Two uniform solid spheres of equal radii R, but mass M and 4 M have a centre to centre separation 6 R, as shown . The two spheres are held fixed. A projectile of mass m is projected from the surface of the sphere of mass M directly towards the centre of the second sphere. Obtain an expression for the minimum speed v of the projectile so that it reaches the surface of the second sphere.

The projectile is acted upon by two mutually opposing gravitational forces of the two spheres. The neutral point N (see Fig. 8.10) is defined as the position where the two forces cancel each other exactly. If ON = r, we have
`(GMm)/(r^(2)) = (4GMm)/((6R - r)^(2))`
`(6 R - r)^(2) = 4 r^(2)`
6 R - r = `pm` 2r
r = 2R or - 6R.
The neutral point r = – 6R does not concern us in this example. Thus ON = r = 2R. It is sufficient to project the particle with a speed which would enable it to reach N. Thereafter, the greater gravitational pull of 4M would suffice. The mechanical energy at the surface of M is
`E_(i) = (1)/(2) m v^(2) - (GMm)/(R) - (4GMm)/(5R)` .
At the neutral point N, the speed approaches zero. The mechanical energy at N is purely potential.
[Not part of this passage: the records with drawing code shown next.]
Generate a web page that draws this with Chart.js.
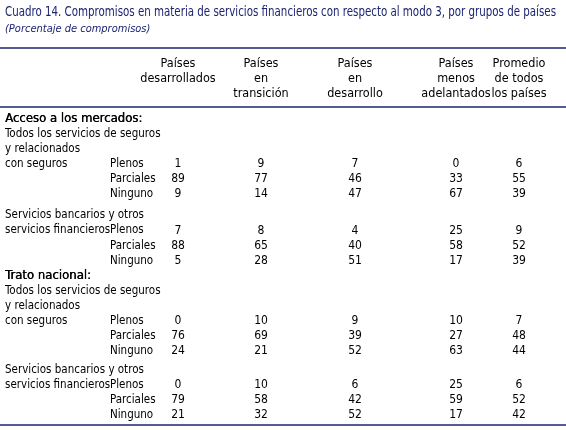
<!DOCTYPE html><html><head><meta charset="utf-8">
<script src="https://cdn.jsdelivr.net/npm/chart.js@4"></script>
<style>html,body{margin:0;padding:0;background:#fff}#w{width:566px;height:430px}</style></head><body><div id="w"><canvas id="c"></canvas></div>
<script>
const title="Cuadro 14. Compromisos en materia de servicios financieros con respecto al modo 3, por grupos de países";
const subtitle="(Porcentaje de compromisos)";
const headers=[["Países","desarrollados"],["Países","en","transición"],["Países","en","desarrollo"],["Países","menos","adelantados"],["Promedio","de todos","los países"]];
const rowKinds=["Plenos","Parciales","Ninguno"];
const maInsurance=[[1,9,7,0,6],[89,77,46,33,55],[9,14,47,67,39]];
const maBanking=[[7,8,4,25,9],[88,65,40,58,52],[5,28,51,17,39]];
const ntInsurance=[[0,10,9,10,7],[76,69,39,27,48],[24,21,52,63,44]];
const ntBanking=[[0,10,6,25,6],[79,58,42,59,52],[21,32,52,17,42]];
const sections=[["Acceso a los mercados:",[["Todos los servicios de seguros","y relacionados","con seguros"],maInsurance],[["Servicios bancarios y otros","servicios financieros"],maBanking]],
["Trato nacional:",[["Todos los servicios de seguros","y relacionados","con seguros"],ntInsurance],[["Servicios bancarios y otros","servicios financieros"],ntBanking]]];
const rows=[];let idx=0;
sections.forEach((s,si)=>{rows.push({t:'h',text:s[0],i:idx++});[s[1],s[2]].forEach((g,gi)=>{const lab=g[0],vals=g[1];
 const pre=lab.length-1;for(let i=0;i<pre;i++)rows.push({t:'l',text:lab[i],i:idx++});
 rowKinds.forEach((k,ki)=>rows.push({t:'v',text:ki==0?lab[pre]:'',kind:k,vals:vals[ki],i:idx++}));
 if(gi==0)idx+=(si==0?0.4:0.25);});});
const colX=[178,261,355,456,519];
const NAVY='#1c2470';
const F="'Liberation Sans Narrow','DejaVu Sans Condensed',sans-serif";
const tablePlugin={id:'tbl',afterDraw(ch){const c=ch.ctx,y=ch.scales.y;c.save();
 c.fillStyle=NAVY;c.font="14px "+F;c.textBaseline='middle';c.textAlign='left';
 let tw=c.measureText(title).width;c.save();c.translate(5,12);c.scale(551/tw,1);c.fillText(title,0,0);c.restore();
 c.font="italic 11px "+F;c.fillText(subtitle,5,29);
 c.strokeStyle=NAVY;c.lineWidth=1.5;[48,107,425].forEach(yy=>{c.beginPath();c.moveTo(0,yy);c.lineTo(566,yy);c.stroke();});
 c.fillStyle='#000';c.font="12.5px "+F;c.textAlign='center';
 headers.forEach((h,i)=>{h.forEach((t,j)=>c.fillText(t,colX[i],64+j*15));});
 rows.forEach(r=>{const py=y.getPixelForValue(r.i);c.textAlign='left';
  if(r.t=='h'){c.font="13px "+F;c.fillText(r.text,5,py);c.fillText(r.text,5.4,py);}
  else if(r.t=='l'){c.font="11.5px "+F;c.fillText(r.text,5,py);}
  else {c.font="11.5px "+F;if(r.text)c.fillText(r.text,5,py);c.fillText(r.kind,110,py);
   c.font="12px "+F;c.textAlign='center';r.vals.forEach((v,k)=>c.fillText(String(v),colX[k],py));}
 });c.restore();}};
new Chart(document.getElementById('c'),{type:'scatter',data:{datasets:[{data:[],pointRadius:0}]},
 options:{responsive:true,maintainAspectRatio:false,animation:false,events:[],
 layout:{padding:{top:119,bottom:15,left:0,right:0}},
 plugins:{legend:{display:false},tooltip:{enabled:false}},
 scales:{x:{display:false,min:0,max:1},y:{display:false,type:'linear',reverse:true,min:0,max:rows[rows.length-1].i}}},
 plugins:[tablePlugin]});
</script></body></html>
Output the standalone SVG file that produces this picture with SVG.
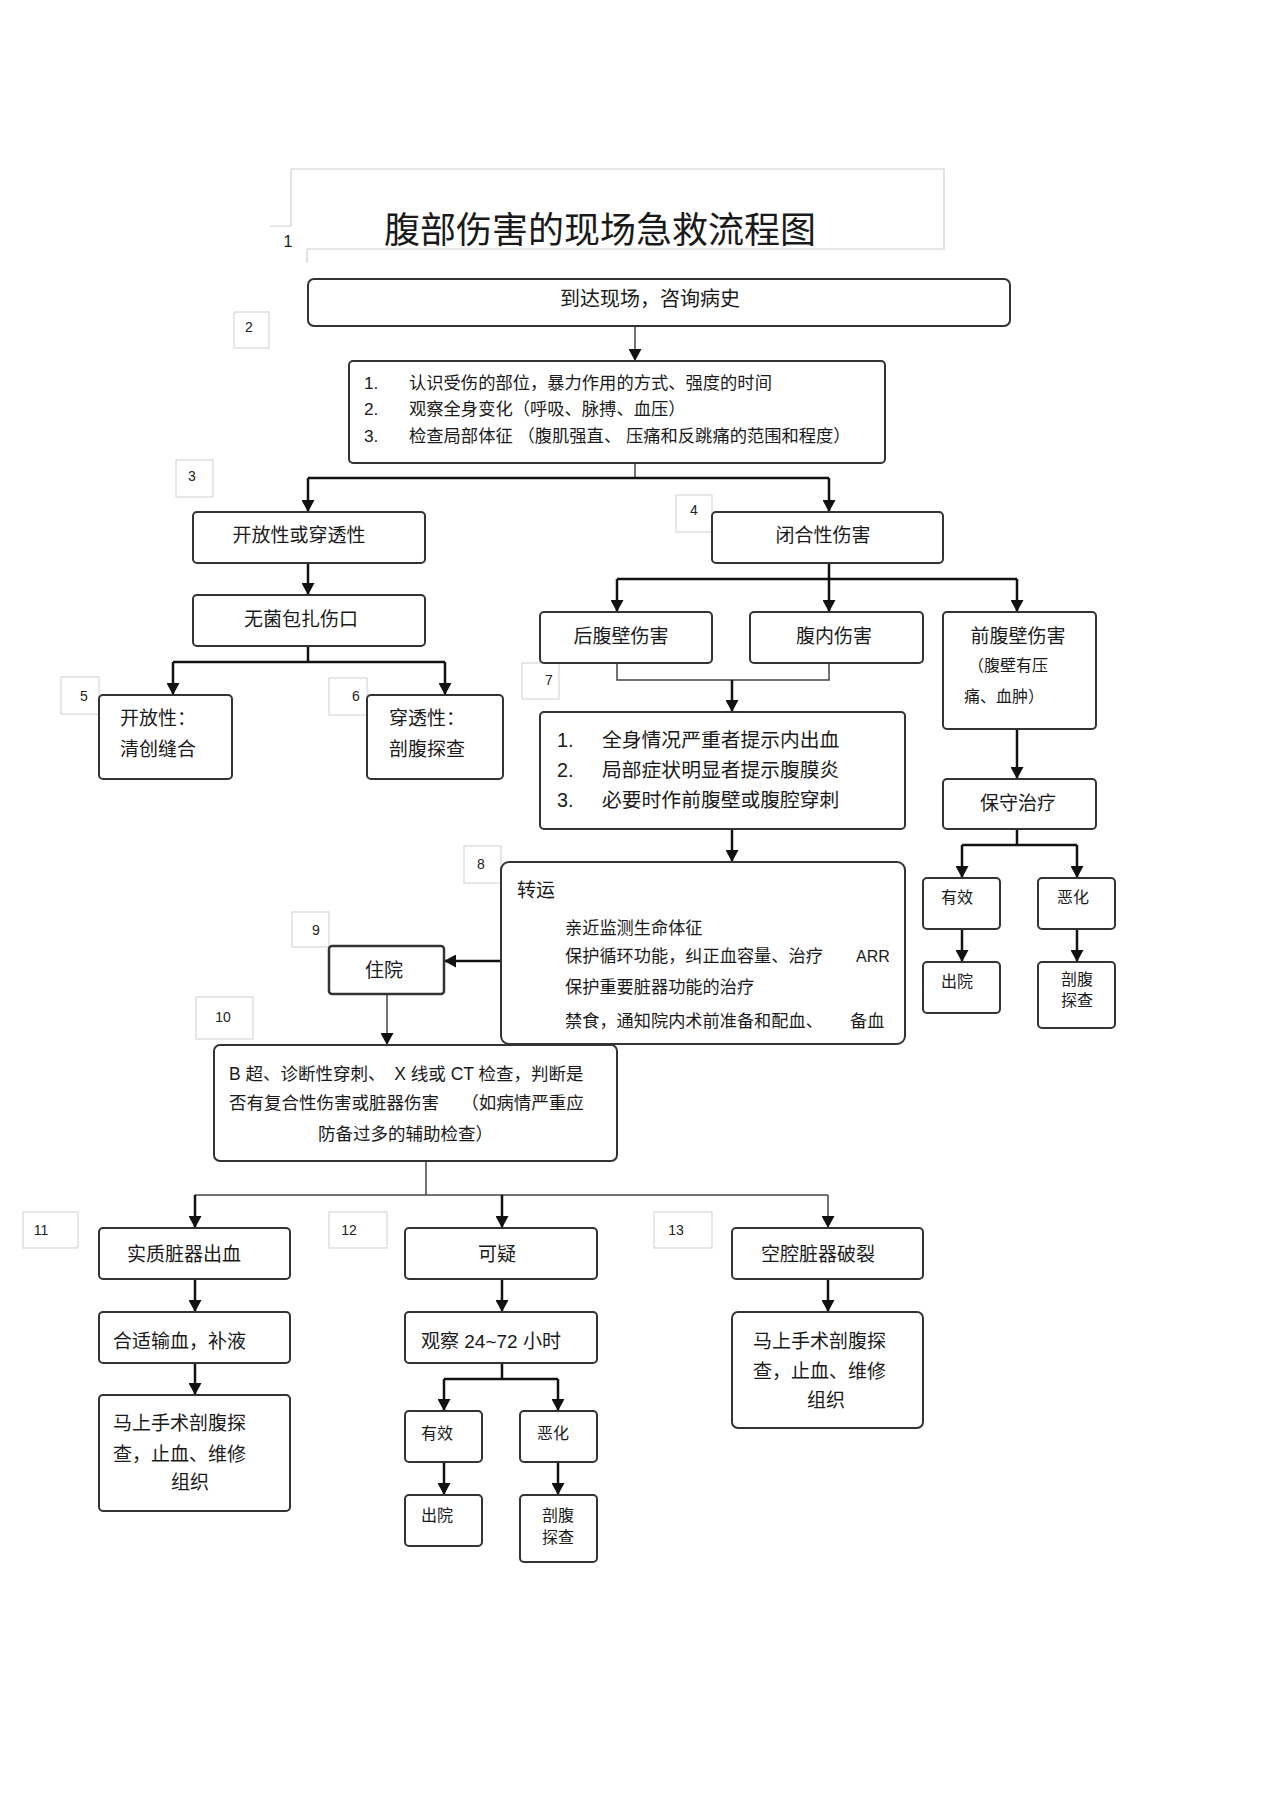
<svg xmlns="http://www.w3.org/2000/svg" width="1274" height="1804" viewBox="0 0 1274 1804">
<defs>
<style>
.bx{fill:#fff;stroke:#333;stroke-width:2}
.lb{fill:#fff;stroke:#cfcfcf;stroke-width:1}
.fr{fill:none;stroke:#cfcfcf;stroke-width:1.2}
.t{font-family:"Liberation Sans","Noto Sans CJK SC",sans-serif;fill:#1a1a1a}
.f20{font-size:20px}.f19{font-size:19px}.f17{font-size:17px}.f16{font-size:16px}
.fa{font-size:17.3px}.fe{font-size:19.8px}.ft{font-size:17.2px}.fb{font-size:17.5px}
.n{font-family:"Liberation Sans",sans-serif;font-size:14px;fill:#222;text-anchor:middle}
.m{text-anchor:middle}
.c{fill:none;stroke:#111;stroke-width:2.5}
.ct{fill:none;stroke:#444;stroke-width:1.5}
</style>
<marker id="ah" markerWidth="12" markerHeight="13" refX="11" refY="6.5" orient="auto" markerUnits="userSpaceOnUse">
<path d="M0,0 L12,6.5 L0,13 z" fill="#111"/>
</marker>
</defs>
<rect width="1274" height="1804" fill="#fff"/>

<g id="title">
<path class="fr" d="M291,226 V169 H944 V249 H307 V263 M270,226 H291"/>
<text class="n" x="288" y="247" style="font-size:16px">1</text>
<text class="t m" x="600" y="243" style="font-size:36px">腹部伤害的现场急救流程图</text>
</g>

<g id="labels">
<rect class="lb" x="234" y="312" width="35" height="36"/><text class="n" x="249" y="332">2</text>
<rect class="lb" x="176" y="460" width="37" height="37"/><text class="n" x="192" y="481">3</text>
<rect class="lb" x="676" y="495" width="36" height="37"/><text class="n" x="694" y="515">4</text>
<rect class="lb" x="61" y="677" width="38" height="37"/><text class="n" x="84" y="701">5</text>
<rect class="lb" x="329" y="678" width="38" height="37"/><text class="n" x="356" y="701">6</text>
<rect class="lb" x="522" y="663" width="37" height="36"/><text class="n" x="549" y="685">7</text>
<rect class="lb" x="464" y="846" width="37" height="37"/><text class="n" x="481" y="869">8</text>
<rect class="lb" x="292" y="912" width="37" height="35"/><text class="n" x="316" y="935">9</text>
<rect class="lb" x="196" y="997" width="57" height="42"/><text class="n" x="223" y="1022">10</text>
<rect class="lb" x="23" y="1212" width="55" height="36"/><text class="n" x="41" y="1235">11</text>
<rect class="lb" x="329" y="1212" width="58" height="36"/><text class="n" x="349" y="1235">12</text>
<rect class="lb" x="654" y="1212" width="58" height="36"/><text class="n" x="676" y="1235">13</text>
</g>

<g id="connectors">
<path class="ct" d="M635,326 V360" marker-end="url(#ah)"/>
<path class="ct" d="M635,463 V478"/>
<path class="c" d="M308,478 H829"/>
<path class="c" d="M308,478 V511" marker-end="url(#ah)"/>
<path class="c" d="M829,478 V511" marker-end="url(#ah)"/>
<path class="c" d="M308,563 V594" marker-end="url(#ah)"/>
<path class="c" d="M308,646 V662 M173,662 H445"/>
<path class="c" d="M173,662 V694" marker-end="url(#ah)"/>
<path class="c" d="M445,662 V694" marker-end="url(#ah)"/>
<path class="c" d="M829,563 V579 M617,579 H1017"/>
<path class="c" d="M617,579 V611" marker-end="url(#ah)"/>
<path class="c" d="M829,579 V611" marker-end="url(#ah)"/>
<path class="c" d="M1017,579 V611" marker-end="url(#ah)"/>
<path class="ct" d="M617,663 V680 H829 V663"/>
<path class="c" d="M732,680 V711" marker-end="url(#ah)"/>
<path class="c" d="M732,829 V861" marker-end="url(#ah)"/>
<path class="c" d="M501,961 H445" marker-end="url(#ah)"/>
<path class="ct" d="M387,994 V1044" marker-end="url(#ah)"/>
<path class="ct" d="M426,1161 V1195"/>
<path class="ct" d="M195,1195 H828"/>
<path class="c" d="M195,1195 V1227" marker-end="url(#ah)"/>
<path class="c" d="M502,1195 V1227" marker-end="url(#ah)"/>
<path class="ct" d="M828,1195 V1227" marker-end="url(#ah)"/>
<path class="c" d="M195,1279 V1311" marker-end="url(#ah)"/>
<path class="c" d="M195,1363 V1394" marker-end="url(#ah)"/>
<path class="c" d="M502,1279 V1311" marker-end="url(#ah)"/>
<path class="c" d="M502,1363 V1379 M444,1379 H558"/>
<path class="c" d="M444,1379 V1410" marker-end="url(#ah)"/>
<path class="c" d="M558,1379 V1410" marker-end="url(#ah)"/>
<path class="c" d="M444,1462 V1494" marker-end="url(#ah)"/>
<path class="c" d="M558,1462 V1494" marker-end="url(#ah)"/>
<path class="c" d="M828,1279 V1311" marker-end="url(#ah)"/>
<path class="c" d="M1017,729 V778" marker-end="url(#ah)"/>
<path class="c" d="M1017,829 V845 M962,845 H1077"/>
<path class="c" d="M962,845 V877" marker-end="url(#ah)"/>
<path class="c" d="M1077,845 V877" marker-end="url(#ah)"/>
<path class="c" d="M962,929 V961" marker-end="url(#ah)"/>
<path class="c" d="M1077,929 V961" marker-end="url(#ah)"/>
</g>

<g id="n-arrive"><rect class="bx" x="308" y="279" width="702" height="47" rx="6"/>
<text class="t f20 m" x="650" y="306">到达现场，咨询病史</text></g>

<g id="n-assess"><rect class="bx" x="349" y="361" width="536" height="102" rx="4"/>
<text class="t fa" x="364" y="389">1.</text><text class="t fa" x="409" y="389">认识受伤的部位，暴力作用的方式、强度的时间</text>
<text class="t fa" x="364" y="415">2.</text><text class="t fa" x="409" y="415">观察全身变化（呼吸、脉搏、血压）</text>
<text class="t fa" x="364" y="442">3.</text><text class="t fa" x="409" y="442">检查局部体征 （腹肌强直、 压痛和反跳痛的范围和程度）</text></g>

<g id="n-open"><rect class="bx" x="193" y="512" width="232" height="51" rx="4"/>
<text class="t f19 m" x="299" y="542">开放性或穿透性</text></g>

<g id="n-sterile"><rect class="bx" x="193" y="595" width="232" height="51" rx="4"/>
<text class="t f19 m" x="301" y="626">无菌包扎伤口</text></g>

<g id="n-debride"><rect class="bx" x="99" y="695" width="133" height="84" rx="4"/>
<text class="t f19" x="120" y="725">开放性：</text><text class="t f19" x="120" y="756">清创缝合</text></g>

<g id="n-penetrate"><rect class="bx" x="367" y="695" width="136" height="84" rx="4"/>
<text class="t f19" x="389" y="725">穿透性：</text><text class="t f19" x="389" y="756">剖腹探查</text></g>

<g id="n-closed"><rect class="bx" x="712" y="512" width="231" height="51" rx="4"/>
<text class="t f19 m" x="823" y="542">闭合性伤害</text></g>

<g id="n-back"><rect class="bx" x="540" y="612" width="172" height="51" rx="4"/>
<text class="t f19 m" x="621" y="643">后腹壁伤害</text></g>

<g id="n-intra"><rect class="bx" x="750" y="612" width="173" height="51" rx="4"/>
<text class="t f19 m" x="834" y="643">腹内伤害</text></g>

<g id="n-front"><rect class="bx" x="943" y="612" width="153" height="117" rx="4"/>
<text class="t f19 m" x="1018" y="643">前腹壁伤害</text>
<text class="t f16" x="968" y="671">（腹壁有压</text>
<text class="t f16" x="964" y="702">痛、血肿）</text></g>

<g id="n-eval"><rect class="bx" x="540" y="712" width="365" height="117" rx="4"/>
<text class="t fe" x="557" y="747">1.</text><text class="t fe" x="602" y="747">全身情况严重者提示内出血</text>
<text class="t fe" x="557" y="777">2.</text><text class="t fe" x="602" y="777">局部症状明显者提示腹膜炎</text>
<text class="t fe" x="557" y="807">3.</text><text class="t fe" x="602" y="807">必要时作前腹壁或腹腔穿刺</text></g>

<g id="n-transport"><rect class="bx" x="501" y="862" width="404" height="182" rx="8"/>
<text class="t f19" x="517" y="897">转运</text>
<text class="t ft" x="565" y="934">亲近监测生命体征</text>
<text class="t ft" x="565" y="962">保护循环功能，纠正血容量、治疗</text>
<text class="t f16" x="856" y="962">ARR</text>
<text class="t ft" x="565" y="993">保护重要脏器功能的治疗</text>
<text class="t ft" x="565" y="1027">禁食，通知院内术前准备和配血、</text>
<text class="t ft" x="850" y="1027">备血</text></g>

<g id="n-hospital"><rect class="bx" x="329" y="946" width="115" height="48" rx="3" style="stroke-width:2.5"/>
<text class="t f19 m" x="384" y="977">住院</text></g>

<g id="n-exam"><rect class="bx" x="214" y="1045" width="403" height="116" rx="6"/>
<text class="t fb" x="229" y="1080">B 超、诊断性穿刺、　X 线或 CT 检查，判断是</text>
<text class="t fb" x="229" y="1109">否有复合性伤害或脏器伤害　 （如病情严重应</text>
<text class="t fb" x="318" y="1140">防备过多的辅助检查）</text></g>

<g id="n-solid"><rect class="bx" x="99" y="1228" width="191" height="51" rx="4"/>
<text class="t f19 m" x="184" y="1261">实质脏器出血</text></g>

<g id="n-transfuse"><rect class="bx" x="99" y="1312" width="191" height="51" rx="4"/>
<text class="t f19" x="113" y="1348">合适输血，补液</text></g>

<g id="n-surgery1"><rect class="bx" x="99" y="1395" width="191" height="116" rx="4"/>
<text class="t f19" x="113" y="1430">马上手术剖腹探</text>
<text class="t f19" x="113" y="1461">查，止血、维修</text>
<text class="t f19 m" x="190" y="1489">组织</text></g>

<g id="n-suspect"><rect class="bx" x="405" y="1228" width="192" height="51" rx="4"/>
<text class="t f19 m" x="497" y="1261">可疑</text></g>

<g id="n-observe"><rect class="bx" x="405" y="1312" width="192" height="51" rx="4"/>
<text class="t f19" x="421" y="1348">观察 24~72 小时</text></g>

<g id="n-effective2"><rect class="bx" x="405" y="1411" width="77" height="51" rx="4"/>
<text class="t f16" x="421" y="1439">有效</text></g>

<g id="n-worse2"><rect class="bx" x="520" y="1411" width="77" height="51" rx="4"/>
<text class="t f16" x="537" y="1439">恶化</text></g>

<g id="n-discharge2"><rect class="bx" x="405" y="1495" width="77" height="51" rx="4"/>
<text class="t f16" x="421" y="1521">出院</text></g>

<g id="n-lap2"><rect class="bx" x="520" y="1495" width="77" height="67" rx="4"/>
<text class="t f16 m" x="558" y="1521">剖腹</text><text class="t f16 m" x="558" y="1543">探查</text></g>

<g id="n-hollow"><rect class="bx" x="732" y="1228" width="191" height="51" rx="4"/>
<text class="t f19 m" x="818" y="1261">空腔脏器破裂</text></g>

<g id="n-surgery2"><rect class="bx" x="732" y="1312" width="191" height="116" rx="6"/>
<text class="t f19" x="753" y="1348">马上手术剖腹探</text>
<text class="t f19" x="753" y="1378">查，止血、维修</text>
<text class="t f19 m" x="826" y="1407">组织</text></g>

<g id="n-conserve"><rect class="bx" x="943" y="779" width="153" height="50" rx="4"/>
<text class="t f19 m" x="1018" y="810">保守治疗</text></g>

<g id="n-effective1"><rect class="bx" x="923" y="878" width="77" height="51" rx="4"/>
<text class="t f16" x="941" y="903">有效</text></g>

<g id="n-worse1"><rect class="bx" x="1038" y="878" width="77" height="51" rx="4"/>
<text class="t f16" x="1057" y="903">恶化</text></g>

<g id="n-discharge1"><rect class="bx" x="923" y="962" width="77" height="51" rx="4"/>
<text class="t f16" x="941" y="987">出院</text></g>

<g id="n-lap1"><rect class="bx" x="1038" y="962" width="77" height="66" rx="4"/>
<text class="t f16 m" x="1077" y="985">剖腹</text><text class="t f16 m" x="1077" y="1006">探查</text></g>
</svg>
`E_(N) = - (GMm)/(2R) - (4GMm)/(4R) . `
From the principle of conservation of mechanical energy
`(1)/(2) v^(2) - (GM)/(R) - (4GM)/(5R) = - (GM)/(2R) - (GM)/(R)`
or
`v^(2) = (2GM)/(R) ((4)/(5) - (1)/(2))`
` v = ((3GM)/(5R))^(1//2)`
A point to note is that the speed of the projectile is zero at N, but is nonzero when it strikes the heavier sphere 4 M. The calculation of this speed is left as an exercise to the students.